Церковь расположена поблизости от моего дома, рядом со станцией метро, остановками трамвая и троллейбусов, так что я, отправляясь куда-нибудь в город, неминуемо прохожу мимо нее, а если учесть, что с недавних пор почти по всему периметру церковной ограды размещаются многочисленные палатки, торгующие разнообразными продуктами, от хлеба насущного до не менее насущной для русского человека водки, то доводится мне видеть старый храм с чуть наклонившейся колокольней и не единожды на дню. Не скажу, что каждый раз, но частенько вспоминается мне тогда художник Большаков, потому что именно он впервые привел меня сюда.
Было это в году семьдесят втором или семьдесят третьем, не позже, ибо в то время я еще жил в другом конце Москвы, и, помню, добирались мы до пункта назначения нестерпимо долго. А может, томительность пути объяснялась тем, что Петр Леонидович находился в состоянии глубокого похмелья, да и я, признаться, был мучим жаждой. Финансов же, необходимых для поправки здоровья, у нас не осталось.
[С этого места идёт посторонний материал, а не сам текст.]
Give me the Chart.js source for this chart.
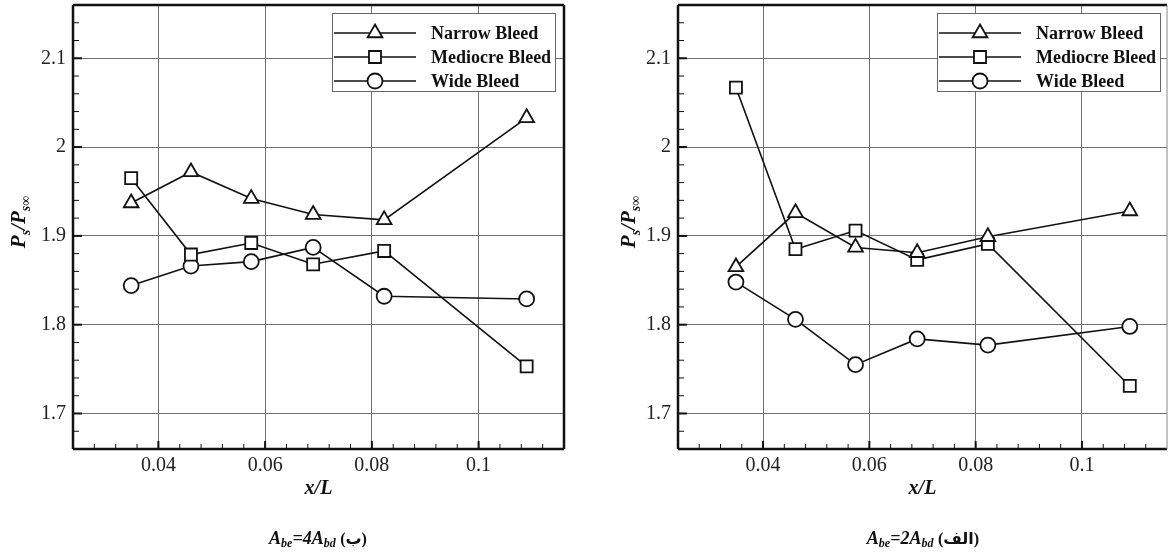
<!DOCTYPE html>
<html>
<head>
<meta charset="utf-8">
<script src="https://cdn.jsdelivr.net/npm/chart.js@4.4.1/dist/chart.umd.min.js"></script>
<style>
  body { margin: 0; background: #fff; }
  #wrap { position: relative; width: 1168px; height: 556px; overflow: hidden; background: #fff; }
  canvas { position: absolute; top: 0; }
  .cap {
    position: absolute; top: 529px; transform: translateX(-50%);
    font: italic bold 18px 'Liberation Serif', serif; line-height: 18px;
    white-space: nowrap; color: #111;
  }
  .cap sub { font-size: 12px; line-height: 0; vertical-align: -3px; }
  .cap .ar { font-style: normal; font-family: 'Liberation Serif', 'DejaVu Sans', serif; font-size: 16px; }
</style>
</head>
<body>
<div id="wrap">
  <canvas id="chartB" width="584" height="556" style="left:0"></canvas>
  <canvas id="chartA" width="584" height="556" style="left:584px"></canvas>
  <div class="cap" style="left:318px">A<sub>be</sub>=4A<sub>bd</sub> <span class="ar">(ب)</span></div>
  <div class="cap" style="left:923px">A<sub>be</sub>=2A<sub>bd</sub> <span class="ar">(الف)</span></div>
</div>
<script>
const xPos = [0.0349, 0.0461, 0.0574, 0.0690, 0.0823, 0.1090];
const seriesNames = ['Narrow Bleed', 'Mediocre Bleed', 'Wide Bleed'];

// panel (ب): Abe = 4Abd
const narrow4 = [1.937, 1.972, 1.942, 1.924, 1.918, 2.033];
const mediocre4 = [1.965, 1.879, 1.892, 1.868, 1.883, 1.753];
const wide4 = [1.844, 1.866, 1.871, 1.887, 1.832, 1.829];

// panel (الف): Abe = 2Abd
const narrow2 = [1.865, 1.926, 1.887, 1.881, 1.899, 1.928];
const mediocre2 = [2.067, 1.885, 1.906, 1.873, 1.891, 1.731];
const wide2 = [1.848, 1.806, 1.755, 1.784, 1.777, 1.798];

const xTicks = [0.04, 0.06, 0.08, 0.1];
const yTicks = [1.7, 1.8, 1.9, 2, 2.1];

const serif = "'Liberation Serif', 'Times New Roman', serif";
const markerStyles = ['triangle', 'rect', 'circle'];
const markerSizes = [8.5, 8.5, 7.5];

function toPoints(ys) {
    return ys.map((v, i) => ({ x: xPos[i], y: v }));
}

function makeDataset(i, ys) {
    return {
        label: seriesNames[i],
        data: toPoints(ys),
        pointStyle: markerStyles[i],
        pointRadius: markerSizes[i],
        pointHoverRadius: markerSizes[i],
        borderColor: '#111',
        borderWidth: 1.6,
        pointBorderColor: '#111',
        pointBackgroundColor: '#fff',
        pointBorderWidth: 1.8,
        fill: false,
        tension: 0
    };
}

function seg(ctx, x1, y1, x2, y2) {
    ctx.beginPath();
    ctx.moveTo(x1, y1);
    ctx.lineTo(x2, y2);
    ctx.stroke();
}

// frame, inward ticks, legend box and axis titles
const decor = {
    id: 'decor',
    beforeDatasetsDraw(chart, args, opts) {
        const { ctx, chartArea: a, scales: { x, y } } = chart;
        ctx.save();
        ctx.strokeStyle = '#111';
        ctx.lineWidth = 1;
        for (let k = 1; k < 23; k++) {
            const px = x.getPixelForValue(0.024 + k * 0.004);
            seg(ctx, px, a.bottom, px, a.bottom - 5);
        }
        for (let k = 1; k < 25; k++) {
            const py = y.getPixelForValue(1.66 + k * 0.02);
            seg(ctx, a.left, py, a.left + 6, py);
        }
        ctx.lineWidth = 2;
        xTicks.forEach(v => {
            const px = x.getPixelForValue(v);
            seg(ctx, px, a.bottom, px, a.bottom - 8);
        });
        yTicks.forEach(v => {
            const py = y.getPixelForValue(v);
            seg(ctx, a.left, py, a.left + 9, py);
        });

        ctx.lineWidth = 2.5;
        seg(ctx, a.left, a.top, a.right, a.top);
        seg(ctx, a.left, a.top, a.left, a.bottom);
        seg(ctx, a.left, a.bottom, a.right, a.bottom);
        ctx.strokeStyle = opts.rightColor;
        ctx.lineWidth = opts.rightWidth;
        seg(ctx, a.right, a.top, a.right, a.bottom);
        ctx.restore();
    },
    afterDatasetsDraw(chart, args, opts) {
        const { ctx, chartArea: a } = chart;
        const bx = a.left + 259, by = a.top + 8, bw = 223, bh = 78;
        ctx.save();
        ctx.fillStyle = '#fff';
        ctx.fillRect(bx, by, bw, bh);
        ctx.strokeStyle = '#666';
        ctx.lineWidth = 1;
        ctx.strokeRect(bx + 0.5, by + 0.5, bw, bh);

        chart.data.datasets.forEach((ds, i) => {
            const ry = by + 20 + i * 24;
            ctx.strokeStyle = '#111';
            ctx.lineWidth = 1.6;
            seg(ctx, bx + 2, ry, bx + 84, ry);
            ctx.fillStyle = '#fff';
            ctx.lineWidth = 1.8;
            Chart.helpers.drawPoint(ctx, {
                pointStyle: ds.pointStyle,
                radius: ds.pointRadius,
                rotation: 0,
                borderWidth: 1.8
            }, bx + 43, ry);
            ctx.fillStyle = '#111';
            ctx.font = 'bold 18px ' + serif;
            ctx.textBaseline = 'middle';
            ctx.textAlign = 'left';
            ctx.fillText(ds.label, bx + 99, ry + 1);
        });
        ctx.restore();
    },
    afterDraw(chart, args, opts) {
        const { ctx, chartArea: a } = chart;
        ctx.save();
        ctx.fillStyle = '#111';
        ctx.textBaseline = 'alphabetic';

        // x title
        ctx.font = 'italic bold 20px ' + serif;
        ctx.textAlign = 'center';
        ctx.fillText('x/L', (a.left + a.right) / 2, 494);

        // y title, rotated, with subscripts
        const main = 'italic bold 21px ' + serif;
        const sub = 'italic bold 14px ' + serif;
        const parts = [['P', main, 0], ['s', sub, 5], ['/', main, 0], ['P', main, 0], ['s\u221E', sub, 5]];
        let total = 0;
        parts.forEach(p => { ctx.font = p[1]; total += ctx.measureText(p[0]).width; });
        ctx.translate(opts.titleX, 222);
        ctx.rotate(-Math.PI / 2);
        ctx.textAlign = 'left';
        let cx = -total / 2;
        parts.forEach(p => {
            ctx.font = p[1];
            ctx.fillText(p[0], cx, p[2]);
            cx += ctx.measureText(p[0]).width;
        });
        ctx.restore();
    }
};

function fixHeight(s) {
    s.height = 107;
    s.paddingLeft = 0;
    s.paddingRight = 0;
}

function makeChart(id, narrow, mediocre, wide, yWidth, padRight, titleX, rightColor, rightWidth) {
    const ctx = document.getElementById(id).getContext('2d');
    return new Chart(ctx, {
        type: 'line',
        data: {
            datasets: [makeDataset(0, narrow), makeDataset(1, mediocre), makeDataset(2, wide)]
        },
        plugins: [decor],
        options: {
            responsive: false,
            animation: false,
            devicePixelRatio: 1,
            layout: { autoPadding: false, padding: { top: 5, right: padRight, left: 0, bottom: 0 } },
            plugins: {
                legend: { display: false },
                tooltip: { enabled: false },
                decor: { titleX: titleX, rightColor: rightColor, rightWidth: rightWidth }
            },
            scales: {
                x: {
                    type: 'linear',
                    min: 0.024,
                    max: 0.116,
                    afterBuildTicks: s => { s.ticks = xTicks.map(v => ({ value: v })); },
                    afterFit: fixHeight,
                    ticks: {
                        callback: v => String(v),
                        font: { family: serif, size: 20 },
                        color: '#222',
                        padding: 5,
                        maxRotation: 0,
                        autoSkip: false
                    },
                    grid: { color: '#707070', lineWidth: 1, drawTicks: false },
                    border: { display: false }
                },
                y: {
                    type: 'linear',
                    min: 1.66,
                    max: 2.16,
                    afterBuildTicks: s => { s.ticks = yTicks.map(v => ({ value: v })); },
                    afterFit: s => {
                        s.width = yWidth;
                        s.paddingTop = 0;
                        s.paddingBottom = 0;
                    },
                    ticks: {
                        callback: v => String(v),
                        font: { family: serif, size: 20 },
                        color: '#222',
                        padding: 7
                    },
                    grid: { color: '#707070', lineWidth: 1, drawTicks: false },
                    border: { display: false }
                }
            }
        }
    });
}

makeChart('chartB', narrow4, mediocre4, wide4, 73, 20, 25, '#111', 2.5);
makeChart('chartA', narrow2, mediocre2, wide2, 94, 1, 51, '#888', 1);
</script>
</body>
</html>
Это мы выяснили, как только проснулись, первым же делом. В то время Петру Леонидовичу никто уже не давал в долг. Меня, безусловно, мог выручить кто-нибудь из сослуживцев, но не раньше часов одиннадцати, когда по неписаному распорядку рабочего дня стекались газетчики в свои редакции. На часах же было только шесть.
Надо сказать, что смотреть на часы с моей стороны было не очень осмотрительно. Петр Леонидович тут же загорелся идеей «толкнуть» их лифтерше, которая по решению общего собрания пайщиков нашего кооперативного дома за дополнительную плату несла свою вахту с самого раннего утра, или обменять на бутылку водки у швейцара ближайшего ресторана «Гавана». После некоторого раздумья я отверг оба эти варианта. Часы у меня, увы, были с дефектом — поломанной минутной стрелкой, так что отличить ее от часовой даже мне не всегда удавалось, и швейцар ресторана, а они, как известно, мужики привередливые, на них уж точно бы не польстился.
Что касается лифтерши, то она по близорукости и свойственной большинству русских старух привычке запасаться абы чем на случай грядущего лихолетья наверняка соблазнилась бы дешевизной, если бы мы запросили за мой повидавший виды, но тем не менее тикающий отчетливо и громко, хронометр цену, равную лишь стоимости бутылки «Московской» у таксистов, продававших ее из-под полы, конечно же, с наценкой, но относительно божеской. Однако эта торговая сделка сразу бы стала известна домовой общественности, а затем и моей жене, которая вот-вот должна была вернуться из командировки. Я же никак не хотел терять в глазах и той и другой реноме добропорядочного семьянина.